(593a) Shape Memory Assisted Contact Printing in Nanoscience and Electronics | AIChE

(593a) Shape Memory Assisted Contact Printing in Nanoscience and Electronics

Authors 

Shestopalov, A. - Presenter, University of Rochester
Over the past two decades, contact transfer printing has evolved into a viable manufacturing technology that can deposit and pattern various organic, polymeric and inorganic ink materials with micro- and nano-scale precision. Contact printing relies on the elastomeric stamp that forms an adhesive and conformal contact with the ink layer during the ink pickup, and on the interfacial fracture of the ink-stamp interface during the ink transfer.
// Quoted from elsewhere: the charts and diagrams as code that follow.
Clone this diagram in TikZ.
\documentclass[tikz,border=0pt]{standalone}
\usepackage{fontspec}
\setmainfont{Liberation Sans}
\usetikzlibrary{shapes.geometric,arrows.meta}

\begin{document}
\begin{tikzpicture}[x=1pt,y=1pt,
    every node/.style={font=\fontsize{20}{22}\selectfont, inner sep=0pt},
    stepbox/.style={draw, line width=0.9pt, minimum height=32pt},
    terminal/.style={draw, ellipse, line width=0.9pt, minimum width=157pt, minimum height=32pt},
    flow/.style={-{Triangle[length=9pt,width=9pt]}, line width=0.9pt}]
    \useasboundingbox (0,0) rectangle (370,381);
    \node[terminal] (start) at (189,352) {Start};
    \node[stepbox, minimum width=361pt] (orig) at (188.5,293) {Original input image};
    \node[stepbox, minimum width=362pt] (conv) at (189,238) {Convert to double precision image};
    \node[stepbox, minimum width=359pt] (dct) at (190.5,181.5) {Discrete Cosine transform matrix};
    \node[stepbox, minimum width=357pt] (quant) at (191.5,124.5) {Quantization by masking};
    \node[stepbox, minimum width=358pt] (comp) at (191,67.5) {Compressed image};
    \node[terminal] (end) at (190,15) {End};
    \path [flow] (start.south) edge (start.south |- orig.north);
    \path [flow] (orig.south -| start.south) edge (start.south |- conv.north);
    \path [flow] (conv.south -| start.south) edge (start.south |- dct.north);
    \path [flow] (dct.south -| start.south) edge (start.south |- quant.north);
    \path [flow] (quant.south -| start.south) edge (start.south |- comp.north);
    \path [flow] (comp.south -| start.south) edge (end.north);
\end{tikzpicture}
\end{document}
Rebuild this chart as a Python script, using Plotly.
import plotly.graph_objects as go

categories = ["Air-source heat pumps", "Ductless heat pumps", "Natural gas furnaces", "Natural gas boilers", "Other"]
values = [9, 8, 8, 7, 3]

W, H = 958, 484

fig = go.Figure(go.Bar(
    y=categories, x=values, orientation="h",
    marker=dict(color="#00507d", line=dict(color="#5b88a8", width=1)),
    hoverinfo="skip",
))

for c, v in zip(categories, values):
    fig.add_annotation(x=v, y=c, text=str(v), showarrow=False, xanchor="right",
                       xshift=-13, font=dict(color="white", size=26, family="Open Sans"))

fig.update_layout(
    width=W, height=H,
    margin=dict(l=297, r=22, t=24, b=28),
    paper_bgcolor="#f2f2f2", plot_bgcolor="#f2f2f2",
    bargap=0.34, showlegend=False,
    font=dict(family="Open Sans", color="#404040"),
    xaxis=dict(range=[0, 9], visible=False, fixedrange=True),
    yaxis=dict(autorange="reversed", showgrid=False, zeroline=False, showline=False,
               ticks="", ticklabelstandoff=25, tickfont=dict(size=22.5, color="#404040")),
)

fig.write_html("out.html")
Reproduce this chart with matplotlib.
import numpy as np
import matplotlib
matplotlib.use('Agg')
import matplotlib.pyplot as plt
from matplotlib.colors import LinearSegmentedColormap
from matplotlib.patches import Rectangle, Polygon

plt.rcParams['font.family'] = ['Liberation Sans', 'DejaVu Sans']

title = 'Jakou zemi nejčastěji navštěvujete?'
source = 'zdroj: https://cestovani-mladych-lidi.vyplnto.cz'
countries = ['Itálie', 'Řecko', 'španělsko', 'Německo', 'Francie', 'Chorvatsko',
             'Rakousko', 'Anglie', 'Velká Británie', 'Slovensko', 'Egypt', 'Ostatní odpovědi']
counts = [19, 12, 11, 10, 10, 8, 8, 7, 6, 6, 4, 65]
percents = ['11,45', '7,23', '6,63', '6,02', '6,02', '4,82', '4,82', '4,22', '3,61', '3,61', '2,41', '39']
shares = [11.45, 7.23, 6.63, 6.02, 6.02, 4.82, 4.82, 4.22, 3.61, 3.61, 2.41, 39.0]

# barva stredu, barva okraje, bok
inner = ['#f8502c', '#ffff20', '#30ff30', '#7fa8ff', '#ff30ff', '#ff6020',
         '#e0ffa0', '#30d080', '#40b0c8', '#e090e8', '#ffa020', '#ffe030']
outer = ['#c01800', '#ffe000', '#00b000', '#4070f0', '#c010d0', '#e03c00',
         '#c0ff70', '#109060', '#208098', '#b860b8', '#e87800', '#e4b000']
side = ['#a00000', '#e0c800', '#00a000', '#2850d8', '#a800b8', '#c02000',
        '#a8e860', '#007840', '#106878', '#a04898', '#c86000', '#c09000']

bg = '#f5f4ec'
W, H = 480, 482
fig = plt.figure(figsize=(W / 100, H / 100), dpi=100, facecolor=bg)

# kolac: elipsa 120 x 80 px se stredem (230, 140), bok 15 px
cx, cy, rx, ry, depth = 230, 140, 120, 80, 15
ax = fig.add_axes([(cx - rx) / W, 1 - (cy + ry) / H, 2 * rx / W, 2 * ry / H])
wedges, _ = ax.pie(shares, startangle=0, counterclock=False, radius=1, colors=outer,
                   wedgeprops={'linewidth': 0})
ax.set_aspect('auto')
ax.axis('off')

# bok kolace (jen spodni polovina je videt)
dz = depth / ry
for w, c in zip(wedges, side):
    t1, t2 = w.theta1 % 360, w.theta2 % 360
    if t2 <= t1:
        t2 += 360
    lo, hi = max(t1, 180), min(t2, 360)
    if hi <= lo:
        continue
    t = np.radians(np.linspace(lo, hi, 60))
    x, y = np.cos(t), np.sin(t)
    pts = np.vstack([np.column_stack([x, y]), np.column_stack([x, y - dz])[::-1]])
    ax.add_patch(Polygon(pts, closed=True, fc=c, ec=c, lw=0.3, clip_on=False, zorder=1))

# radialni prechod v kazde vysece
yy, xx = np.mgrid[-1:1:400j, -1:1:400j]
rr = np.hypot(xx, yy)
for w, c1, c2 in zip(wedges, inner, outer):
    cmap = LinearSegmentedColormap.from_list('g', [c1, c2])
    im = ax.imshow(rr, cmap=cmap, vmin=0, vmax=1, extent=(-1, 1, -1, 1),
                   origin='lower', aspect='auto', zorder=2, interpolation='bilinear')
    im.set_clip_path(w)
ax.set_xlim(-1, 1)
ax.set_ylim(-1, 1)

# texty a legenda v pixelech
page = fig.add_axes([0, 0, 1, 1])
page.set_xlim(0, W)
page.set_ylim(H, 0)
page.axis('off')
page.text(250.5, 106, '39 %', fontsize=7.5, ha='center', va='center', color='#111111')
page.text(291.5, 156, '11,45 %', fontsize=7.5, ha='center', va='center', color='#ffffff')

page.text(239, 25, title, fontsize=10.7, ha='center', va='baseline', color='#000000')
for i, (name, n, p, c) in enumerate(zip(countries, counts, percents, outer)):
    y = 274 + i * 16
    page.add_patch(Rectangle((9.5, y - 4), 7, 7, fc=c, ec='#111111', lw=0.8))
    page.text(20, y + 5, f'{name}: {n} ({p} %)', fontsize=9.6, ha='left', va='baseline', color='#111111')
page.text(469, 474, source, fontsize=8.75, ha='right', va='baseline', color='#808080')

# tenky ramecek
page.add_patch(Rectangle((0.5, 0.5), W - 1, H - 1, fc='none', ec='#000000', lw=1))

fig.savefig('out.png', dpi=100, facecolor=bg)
Contact printing is inherently amenable to replicate large-area patterns on flat or curvilinear substrates, and it has potential to evolve into a universal platform for large-area, parallel deposition of multiple types of materials at the sub-micrometer length scale. However, the key to enabling such manufacturing is to establish clean and reliable methods for controlling interfacial adhesion and fracture mechanics during the ink pickup and release.
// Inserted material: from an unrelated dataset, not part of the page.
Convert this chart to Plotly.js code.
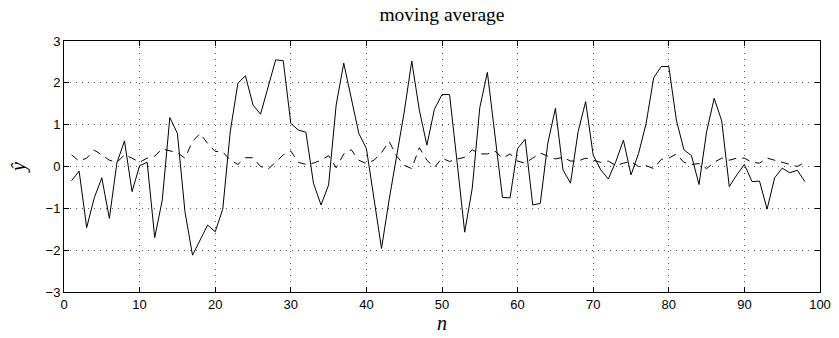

In the past, we have demonstrated that the adhesive stamp-ink interactions can be controlled by the chemical composition and stiffness of the polymeric stamps. For example, the surface energy of the polymers can be controlled chemically, producing stamps with tunable polarity. As a consequence, high and low surface energy stamps can be used to pattern a variety of electronic materials with ~100nm resolution and high uniformity. More recently, we have shown that modulation of the interfacial adhesion can be achieved with stamps made of shape-memory polymers that can change their contact area with inks using external stimuli. We have demonstrated that by modulating the stamp adhesion using thermo-mechanical cycles, we can pick up and deposit multicomponent films of inorganic and organic electronic materials from the donor substrate to the receiver surface. Our approach permits patterning of multilayered stacks of organic/inorganic thin films with <1µm resolution and high uniformity. We envison, that the developed method will find numerous applications in nanoscience and electronics. For example, we are currently adapting our technology to pattern complete pixels of the µ-LED devices with sub-micrometer resolution using a unified set of materials and printing conditions.